|1 Timothy. 1:12-17. 2). The apostle and the gospel (continued).
This first ‘faithful saying’ is a concise summary of the gospel. *Here is a trustworthy saying that deserves full acceptance: Christ Jesus came into the world to save sinners – of whom I am the worst* (15). First, the content of the gospel is true and trustworthy, in distinction to the speculative nonsense of the false teachers and (we might add today) the lies of secular propaganda. Secondly, the offer of the gospel is universal. To be sure, NIV, REB and NRSV all put that it deserves ‘full’ acceptance, meaning complete’ in the sense of ‘unreserved’. But JBP renders it ‘this statement is completely reliable and should be universally accepted.’ This fits the context, since Paul argues in chapter 2 that the gospel must be made known to the nations. Thirdly, the essence of the gospel is that Christ came to save sinners. The law is meant for the *condemnation* of sinners; the gospel for their *salvation*. That Christ ‘came to save’ sounds like one of his own statements (E.g. Lk.19:10; Jn 3:13; 12:46; 17:18; cf.11:27). It alludes to both the incarnation and his atonement, and clearly implies his pre-existence. Indeed, after a careful examination of all the salvation passages in the Pastoral Letters Dr Philip Towner concludes that salvation as a present reality, though yet to be consummated, is ‘the centre point of the message’ and so of ‘the sound teaching’ of the apostles.
Fourthly, the application of the gospel is personal. The universal offer is one thing (‘worthy of all acceptance’, AV); its individual acceptance is another (‘of whom I am the worst’).
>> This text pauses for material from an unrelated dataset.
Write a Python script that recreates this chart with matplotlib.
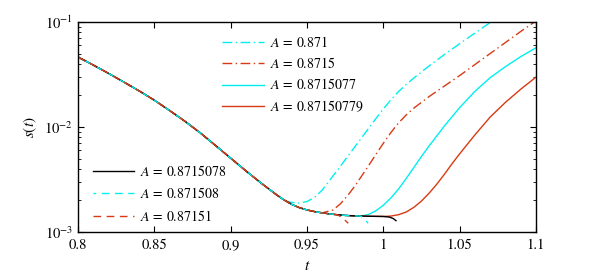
import numpy as np
import matplotlib
matplotlib.use("Agg")
import matplotlib.pyplot as plt
from matplotlib.ticker import LogLocator, NullFormatter

plt.rcParams['font.family'] = ['STIXGeneral', 'DejaVu Sans']
plt.rcParams['mathtext.fontset'] = 'stix'

# shared early-time part of all curves
t_common = [0.80, 0.81, 0.82, 0.83, 0.84, 0.85, 0.86, 0.87, 0.88, 0.89, 0.90, 0.91, 0.92,
            0.925, 0.93, 0.935, 0.94, 0.945, 0.95, 0.955, 0.96, 0.965, 0.97, 0.975, 0.98,
            0.985, 0.99, 1.0]
s_common = [0.0464, 0.0389, 0.0324, 0.0268, 0.0221, 0.0180, 0.01435, 0.01135, 0.00881, 0.00668,
            0.00505, 0.00382, 0.00292, 0.00257, 0.002265, 0.002018, 0.001832, 0.001706, 0.001622,
            0.001563, 0.001521, 0.001486, 0.001459, 0.001439, 0.001426, 0.001419, 0.001413, 0.001406]

# A = 0.871 (cyan dash-dot)
t_a871 = [0.935, 0.94, 0.945, 0.95, 0.955, 0.96, 0.965, 0.97, 0.98, 0.99, 0.995, 1.0, 1.005,
          1.01, 1.015, 1.02, 1.03, 1.04, 1.05, 1.06, 1.07]
s_a871 = [0.00200, 0.001914, 0.001884, 0.00195, 0.00214, 0.00251, 0.00313, 0.00389, 0.00610,
          0.00955, 0.01197, 0.01486, 0.01820, 0.02178, 0.02547, 0.02931, 0.03819, 0.04898,
          0.06209, 0.07852, 0.09886]

# A = 0.8715 (red dash-dot)
t_a8715 = [0.967, 0.972, 0.977, 0.982, 0.99, 1.0, 1.005, 1.01, 1.015, 1.02, 1.03, 1.04, 1.05,
           1.06, 1.07, 1.08, 1.09, 1.1]
s_a8715 = [0.00162, 0.00186, 0.00226, 0.00282, 0.00422, 0.0070, 0.00887, 0.01096, 0.01303,
           0.01514, 0.01950, 0.02455, 0.03090, 0.03936, 0.05012, 0.06383, 0.08128, 0.1023]

# A = 0.8715077 (cyan solid)
t_a8715077 = [0.99, 0.995, 1.0, 1.005, 1.01, 1.015, 1.02, 1.025, 1.03, 1.04, 1.05, 1.06, 1.07,
              1.08, 1.09, 1.1]
s_a8715077 = [0.001462, 0.001585, 0.001799, 0.002113, 0.00257, 0.003236, 0.004121, 0.005248,
              0.006607, 0.01023, 0.01531, 0.02188, 0.02951, 0.03758, 0.04677, 0.05689]

# A = 0.87150779 (red solid)
t_a87150779 = [1.005, 1.01, 1.015, 1.02, 1.025, 1.03, 1.035, 1.04, 1.045, 1.05, 1.06, 1.07,
               1.08, 1.09, 1.1]
s_a87150779 = [0.001419, 0.001462, 0.001549, 0.001718, 0.001972, 0.002344, 0.002851, 0.003548,
               0.004467, 0.005559, 0.008414, 0.01245, 0.01718, 0.02291, 0.02985]

# A = 0.8715078 (black solid)
t_a8715078 = [1.004, 1.0065, 1.0083]
s_a8715078 = [0.001387, 0.001343, 0.001282]

# A = 0.871508 (cyan dashed)
t_a871508 = [0.9875, 0.990]
s_a871508 = [0.001349, 0.001211]

# A = 0.87151 (red dashed)
t_a87151 = [0.9735, 0.977]
s_a87151 = [0.001355, 0.001211]

x_ticks = [0.8, 0.85, 0.9, 0.95, 1.0, 1.05, 1.1]
x_ticklabels = ['0.8', '0.85', '0.9', '0.95', '1', '1.05', '1.1']

CYAN = '#00f0f0'
RED = '#d93a14'


def series(t_tail, s_tail, t_end):
    tc = [t for t in t_common if t <= t_end]
    sc = [s for t, s in zip(t_common, s_common) if t <= t_end]
    return tc + list(t_tail), sc + list(s_tail)


fig = plt.figure(figsize=(5.92, 2.78), dpi=100)
ax = fig.add_axes([78/592, 46/278, 458/592, 210/278])

lw = 1.0
dashdot = (7, 2.5, 1, 2.5)
dashed = (5.5, 4)

t, s = series(t_a871, s_a871, 0.930)
l1, = ax.plot(t, s, color=CYAN, lw=lw, dashes=dashdot, label=r'$A\,=\,0.871$')
t, s = series(t_a8715, s_a8715, 0.962)
l2, = ax.plot(t, s, color=RED, lw=lw, dashes=dashdot, label=r'$A\,=\,0.8715$')
t, s = series(t_a8715077, s_a8715077, 0.985)
l3, = ax.plot(t, s, color=CYAN, lw=lw, label=r'$A\,=\,0.8715077$')
t, s = series(t_a87150779, s_a87150779, 1.0)
l4, = ax.plot(t, s, color=RED, lw=lw, label=r'$A\,=\,0.87150779$')
t, s = series(t_a8715078, s_a8715078, 1.0)
l5, = ax.plot(t, s, color='black', lw=lw, label=r'$A\,=\,0.8715078$')
t, s = series(t_a871508, s_a871508, 0.985)
l6, = ax.plot(t, s, color=CYAN, lw=lw, linestyle=(3.5, dashed), label=r'$A\,=\,0.871508$')
t, s = series(t_a87151, s_a87151, 0.970)
l7, = ax.plot(t, s, color=RED, lw=lw, linestyle=(0, dashed), label=r'$A\,=\,0.87151$')

ax.set_yscale('log')
ax.set_xlim(0.8, 1.1)
ax.set_ylim(1e-3, 1e-1)
ax.set_xticks(x_ticks)
ax.set_xticklabels(x_ticklabels)
ax.yaxis.set_major_locator(LogLocator(base=10, numticks=5))
ax.yaxis.set_minor_locator(LogLocator(base=10, subs=np.arange(2, 10), numticks=20))
ax.yaxis.set_minor_formatter(NullFormatter())
ax.tick_params(which='both', direction='in', top=True, right=True, labelsize=10.5)
ax.tick_params(which='major', length=4, width=0.8)
ax.tick_params(which='minor', length=2.2, width=0.6)
ax.tick_params(axis='x', pad=5)
for sp in ax.spines.values():
    sp.set_linewidth(1.0)

ax.set_xlabel(r'$t$', fontsize=11, labelpad=5)
ax.set_ylabel(r'$s(t)$', fontsize=11, labelpad=4)

leg1 = ax.legend(handles=[l1, l2, l3, l4], loc='upper left', bbox_to_anchor=(0.303, 0.965),
                 frameon=False, fontsize=10, handlelength=3.0, handletextpad=0.4,
                 labelspacing=0.45, borderaxespad=0)
ax.add_artist(leg1)
ax.legend(handles=[l5, l6, l7], loc='lower left', bbox_to_anchor=(0.02, 0.012),
          frameon=False, fontsize=10, handlelength=3.0, handletextpad=0.4,
          labelspacing=0.55, borderaxespad=0)

fig.savefig('out.png', dpi=100)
He has already called himself ‘the least of all the apostles’ (1 Cor.15:9) and ‘less that the least of all God’s people’ (Eph.3:8); he now humbles himself further as the ‘chief’ (AV), the ‘foremost’ (NRSV), ‘the greatest’ (JB) or ‘the worst’ (NIV) of sinners. Indeed, that is what *I am*, he writes, not simply what ‘I was’.
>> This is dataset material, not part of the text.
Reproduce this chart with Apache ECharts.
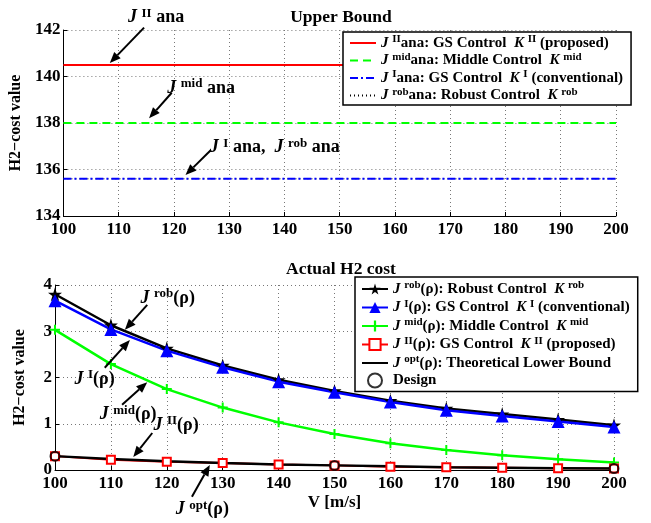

But can he mean it? Are we to understand him literally? This is an interesting hermeneutical question. Common sense tells us not to take his statement as a precise, scientific fact. For he had not investigated the sinful and criminal records of all the inhabitants of the world, carefully compared himself with them, and concluded that he was worse than them all. The truth is rather that when we are convicted of sin by the Holy Spirit, an immediate result is that we give up all such comparisons. Paul was so vividly aware of his own sins that he could not conceive that anybody could be worse. It is the language of every sinner whose conscience has been awakened and disturbed by the Holy Spirit. We may begin like the Pharisee in Jesus’ parable, ‘God, I thank you that I am not like other men’, but we end like the tax collector who beat his breast and said (literally), ‘God have mercy on me, *the* sinner (Lk.18:9). The Pharisee indulged in odious comparisons; as far as the tax collector was concerned, however, there were no other sinners with whom to compare himself; he was the one and only.
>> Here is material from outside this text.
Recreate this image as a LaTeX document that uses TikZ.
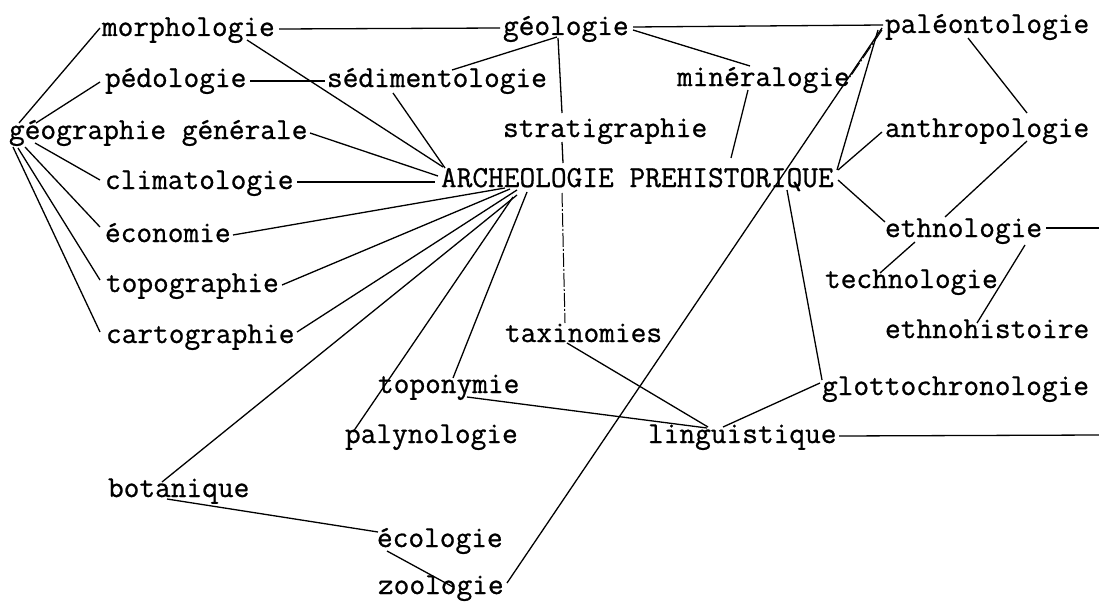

We may now summarize what this first and pregnant ‘trustworthy saying’ tells us about the gospel. It is true and trustworthy. It is intended for everybody. It concerns Jesus Christ and his work of salvation. And it must be received by each of us individually.
One cannot reflect on this faithful saying without remembering the story of Philip Bilney, who was converted through it. Elected in 1520 a Fellow of Trinity Hall, Cambridge, ‘little Bilney’ (as he was called on account of his shortness of stature) was searching for peace but could not find it.
‘But at last’, he wrote, ‘I heard speak of Jesus, even then when the New Testament was first set forth by Erasmus…And at the first reading (as I well remember) I chanced upon this sentence of St Paul (O most sweet and comfortable sentence to my soul!) in 1 Timothy 1. “It is a true saying and worthy of all men to be embraced, that Christ Jesus came into the world to save sinners; of whom I am the chief and principal.” This one sentence, through God’s instruction and inward working, which I did not then perceive, did so exhilarate my heart, being before wounded with the guilt of my sins, and being almost in despair, that even immediately I seemed unto myself inwardly to feel a marvellous comfort and quietness, insomuch that “my bruised bones leaped for joy” (Psalm 51). After this, the Scripture began to be more pleasant unto me than the honey or the honey-comb…’
Perhaps Bilney’s most notable convert was Hugh Latimer, who later became the popular preacher of the English Reformation. Latimer greatly admired the courage with which Bilney went to the stake for his evangelical faith; he referred to him in his sermons as ‘St Bilney’.